Today I woke up refreshed and ready to continue my exploration. I woke up too late and missed my 30 minute window for showering. Not sure if I mentioned this or not, but there is no water in San Blas, the neighborhood I am staying in, from 9 in the morning until about 8 at night. And even at 8pm, it only spits out a little bit of water and then by 9 no water is left. If I am lucky, I get one flush on the toilet a day, so I have to be smart about when I flush...hehehe. gross. So, anyway, I missed my shower, which usually consists of me racing the hot water. Basically, it's a real treat if there is water, and if it's tepid, that's even better! If the water is hot, you feel as though you've struck gold. Usually, I get about a minute and a half in before it turns frigid, and I try to have the majority of the cleansing done by then. Just so you know, Dad, I am showering, so I hope that makes you happy :)

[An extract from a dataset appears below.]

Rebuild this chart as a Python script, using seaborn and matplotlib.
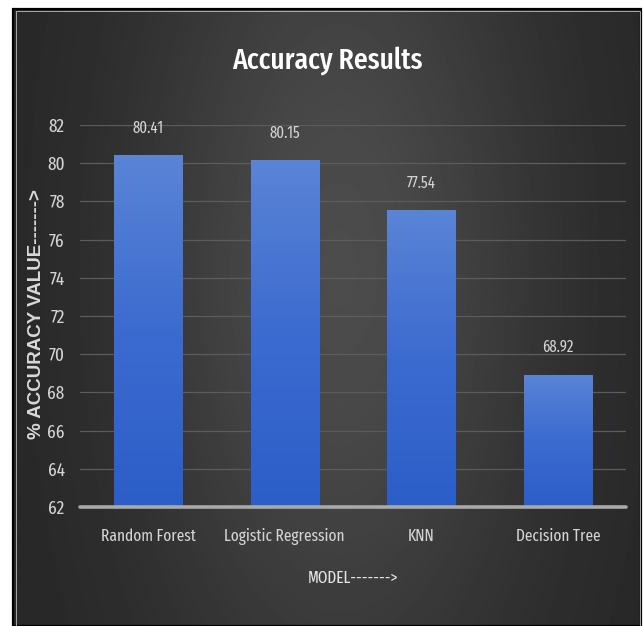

On Wednesday, I got to go to a ¨partido de futbol,¨AKA a soccer match. The stadium here is just gorgeous, and as the game went on, I got the watch the sun make shadowns on the mountains. Cusquena is a miserable team, and I guess they lose almost all of their games, but it was definitely fun to go. I bought a jersey for the game and the ticket to enter...all for $9! Crazy, huh! On the way into the game, vendors are selling all kinds of foods, like potatoes and meat on a stick, hamburgers with sausage in the middle, and my favorite, CHURROS!!! I was so excited by this.







Since I am not the biggest sports fan, I spent most of the time watching a little boy play with a marble in the seats below me. He was so happy to entertain himself, and threw the marble in the air with great excitement. Unfortunately, after a few throws, the marble rolled down the aisle in front of him, and though he tried, he just couldn´t get it back. A few minutes later, he returned with a straw, and spent the second half of the game playing with it.



La Plaza de Armas, the main plaza in Peru, lit up at night.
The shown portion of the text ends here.